Question 6: Do you have any comments on the proposed guidance to the new Business Model TC?
12. As noted in paragraph 4.20, the guidance on the business model Threshold Condition is the only significant new guidance to be added to COND. BSA members are all of very long-standing in their core areas of business and therefore we take comfort from the statement in paragraph 4.21 that “the revised TCs, which now include a specific business model TC, make explicit what is already implicit and as a result we believe our new business model guidance reflects existing practice.”
13. The matters that firms should consider (set out in paragraph 2.7.8 of the Instrument at Appendix 5 t the CP) appear to be reasonable and appropriate.

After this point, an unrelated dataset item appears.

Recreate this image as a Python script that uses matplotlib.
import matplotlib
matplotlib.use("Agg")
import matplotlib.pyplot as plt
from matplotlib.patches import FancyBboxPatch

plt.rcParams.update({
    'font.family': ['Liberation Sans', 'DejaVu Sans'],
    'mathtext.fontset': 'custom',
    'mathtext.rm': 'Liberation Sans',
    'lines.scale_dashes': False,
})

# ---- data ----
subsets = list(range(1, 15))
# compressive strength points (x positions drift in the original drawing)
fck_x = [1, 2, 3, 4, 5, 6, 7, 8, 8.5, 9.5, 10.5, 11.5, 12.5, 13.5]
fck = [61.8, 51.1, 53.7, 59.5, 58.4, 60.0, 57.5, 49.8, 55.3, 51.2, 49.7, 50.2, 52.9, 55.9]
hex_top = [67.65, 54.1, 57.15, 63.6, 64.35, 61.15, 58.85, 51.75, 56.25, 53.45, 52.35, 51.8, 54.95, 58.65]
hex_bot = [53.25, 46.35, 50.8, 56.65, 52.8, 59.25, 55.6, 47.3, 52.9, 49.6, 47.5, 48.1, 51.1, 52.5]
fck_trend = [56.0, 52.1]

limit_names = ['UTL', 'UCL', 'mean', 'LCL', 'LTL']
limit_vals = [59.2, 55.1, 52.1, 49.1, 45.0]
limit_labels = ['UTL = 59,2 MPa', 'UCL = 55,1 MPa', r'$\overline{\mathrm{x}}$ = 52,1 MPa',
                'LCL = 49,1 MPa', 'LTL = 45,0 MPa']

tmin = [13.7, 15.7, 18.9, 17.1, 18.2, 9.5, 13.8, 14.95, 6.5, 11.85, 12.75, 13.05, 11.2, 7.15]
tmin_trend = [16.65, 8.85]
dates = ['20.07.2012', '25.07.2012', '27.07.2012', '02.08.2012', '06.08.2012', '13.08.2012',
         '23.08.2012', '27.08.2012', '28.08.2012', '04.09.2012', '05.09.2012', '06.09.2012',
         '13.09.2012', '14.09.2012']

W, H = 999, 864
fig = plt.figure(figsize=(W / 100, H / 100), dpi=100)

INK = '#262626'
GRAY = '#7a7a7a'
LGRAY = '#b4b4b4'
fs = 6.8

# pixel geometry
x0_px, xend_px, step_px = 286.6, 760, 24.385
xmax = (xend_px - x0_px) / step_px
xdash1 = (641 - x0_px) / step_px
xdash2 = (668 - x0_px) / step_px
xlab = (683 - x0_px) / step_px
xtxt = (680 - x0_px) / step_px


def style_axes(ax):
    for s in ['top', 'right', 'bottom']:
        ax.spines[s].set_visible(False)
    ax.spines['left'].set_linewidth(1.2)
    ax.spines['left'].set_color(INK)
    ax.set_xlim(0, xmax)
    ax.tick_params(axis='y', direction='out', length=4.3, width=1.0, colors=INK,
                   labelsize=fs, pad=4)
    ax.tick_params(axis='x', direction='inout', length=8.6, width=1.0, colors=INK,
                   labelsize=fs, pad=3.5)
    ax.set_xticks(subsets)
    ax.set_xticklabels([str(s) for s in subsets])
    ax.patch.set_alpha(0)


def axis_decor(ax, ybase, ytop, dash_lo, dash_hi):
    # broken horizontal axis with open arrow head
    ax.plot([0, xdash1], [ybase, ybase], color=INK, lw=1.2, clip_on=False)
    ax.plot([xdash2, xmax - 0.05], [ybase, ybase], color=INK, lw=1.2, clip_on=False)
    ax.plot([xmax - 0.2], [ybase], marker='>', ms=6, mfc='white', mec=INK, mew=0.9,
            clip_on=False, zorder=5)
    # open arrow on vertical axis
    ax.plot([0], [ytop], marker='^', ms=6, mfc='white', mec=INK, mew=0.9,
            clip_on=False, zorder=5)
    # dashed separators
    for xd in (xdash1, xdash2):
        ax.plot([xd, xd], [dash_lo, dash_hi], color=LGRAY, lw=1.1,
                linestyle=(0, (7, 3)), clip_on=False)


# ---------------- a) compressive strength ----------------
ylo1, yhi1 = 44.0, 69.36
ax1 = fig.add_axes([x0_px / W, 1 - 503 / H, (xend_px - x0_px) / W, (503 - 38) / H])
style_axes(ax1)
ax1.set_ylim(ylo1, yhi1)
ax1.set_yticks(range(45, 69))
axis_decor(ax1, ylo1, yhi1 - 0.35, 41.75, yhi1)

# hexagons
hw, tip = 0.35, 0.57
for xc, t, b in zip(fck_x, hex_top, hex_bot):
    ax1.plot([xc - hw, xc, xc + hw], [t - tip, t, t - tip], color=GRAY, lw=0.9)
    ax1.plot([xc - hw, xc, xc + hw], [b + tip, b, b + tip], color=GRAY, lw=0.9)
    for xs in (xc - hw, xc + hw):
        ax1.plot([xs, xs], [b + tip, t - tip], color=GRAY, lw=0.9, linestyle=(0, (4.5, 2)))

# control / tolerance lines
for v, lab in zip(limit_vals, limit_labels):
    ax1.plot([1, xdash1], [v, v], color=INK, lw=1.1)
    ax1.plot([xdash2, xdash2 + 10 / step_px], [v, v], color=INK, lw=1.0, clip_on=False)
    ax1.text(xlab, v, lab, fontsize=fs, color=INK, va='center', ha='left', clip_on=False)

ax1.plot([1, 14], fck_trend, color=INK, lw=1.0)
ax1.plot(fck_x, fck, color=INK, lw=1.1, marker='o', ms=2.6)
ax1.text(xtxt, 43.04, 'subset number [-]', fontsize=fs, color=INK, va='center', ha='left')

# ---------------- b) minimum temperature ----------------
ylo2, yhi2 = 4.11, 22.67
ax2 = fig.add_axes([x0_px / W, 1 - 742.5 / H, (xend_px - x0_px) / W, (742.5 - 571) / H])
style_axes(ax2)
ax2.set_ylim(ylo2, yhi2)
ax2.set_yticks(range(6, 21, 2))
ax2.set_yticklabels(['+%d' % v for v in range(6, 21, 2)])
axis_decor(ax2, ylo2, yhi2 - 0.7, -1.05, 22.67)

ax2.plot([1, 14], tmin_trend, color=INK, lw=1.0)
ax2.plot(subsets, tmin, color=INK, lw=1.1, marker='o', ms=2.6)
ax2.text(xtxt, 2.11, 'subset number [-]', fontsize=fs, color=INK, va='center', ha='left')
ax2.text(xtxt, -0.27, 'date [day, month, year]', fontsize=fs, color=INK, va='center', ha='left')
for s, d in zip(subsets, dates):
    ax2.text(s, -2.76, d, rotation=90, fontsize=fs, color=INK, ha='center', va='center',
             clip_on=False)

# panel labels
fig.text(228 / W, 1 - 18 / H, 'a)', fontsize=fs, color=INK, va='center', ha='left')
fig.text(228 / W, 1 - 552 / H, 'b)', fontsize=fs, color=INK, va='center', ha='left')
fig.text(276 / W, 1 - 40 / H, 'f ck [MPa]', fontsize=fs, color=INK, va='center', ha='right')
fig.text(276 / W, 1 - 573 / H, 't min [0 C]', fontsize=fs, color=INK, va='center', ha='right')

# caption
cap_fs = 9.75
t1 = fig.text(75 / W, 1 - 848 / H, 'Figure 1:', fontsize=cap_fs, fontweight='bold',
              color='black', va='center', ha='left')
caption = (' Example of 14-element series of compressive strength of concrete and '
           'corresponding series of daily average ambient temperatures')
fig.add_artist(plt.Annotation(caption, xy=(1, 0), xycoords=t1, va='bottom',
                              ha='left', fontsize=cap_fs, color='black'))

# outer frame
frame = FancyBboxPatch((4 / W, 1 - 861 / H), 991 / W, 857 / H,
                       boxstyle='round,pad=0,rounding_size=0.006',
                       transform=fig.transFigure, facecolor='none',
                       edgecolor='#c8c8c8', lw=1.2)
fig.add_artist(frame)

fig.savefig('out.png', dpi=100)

However, because the relevant requirements are explicit for the first time, we hope that the FCA will be patient in allowing firms sufficient time to be able to marshal their relevant metrics into communicable form.
FCA powers over qualifying parent undertakings (Chapter 5)
Question 7: Do you have any comments on our draft statement of policy on using the power of direction?
14. Although a building society is always at the apex of any group, and cannot therefore have a parent undertaking, the BSA has two members that are banks owned by industrial and provident societies. We therefore agreed with the general approach outlined in paragraph 5.4 of the HM Treasury consultation document (referred to in paragraph 5.9 of the CP), noting that it was key that the safeguard in relation to parent undertakings whose main business was not related to financial services was included -
“To limit the powers of direction to parent undertakings whose main business is related to financial services, the Bill provides that the powers may only be exercised in relation to parent undertakings of certain authorised persons, recognised investment exchanges or recognised clearing houses if the parent undertaking is a financial institution of a prescribed kind. This safeguard helps keep the power within acceptable bounds and ensures that the financial services regulators will not have powers of direction in relation to parent undertakings whose main business is not related to financial services.”
This is an important safeguard for parent undertakings, the main business of which is not financial services.
15. The BSA agrees with the comments in paragraphs 1.24-1.25 of the CP on the potential impact on mutual societies.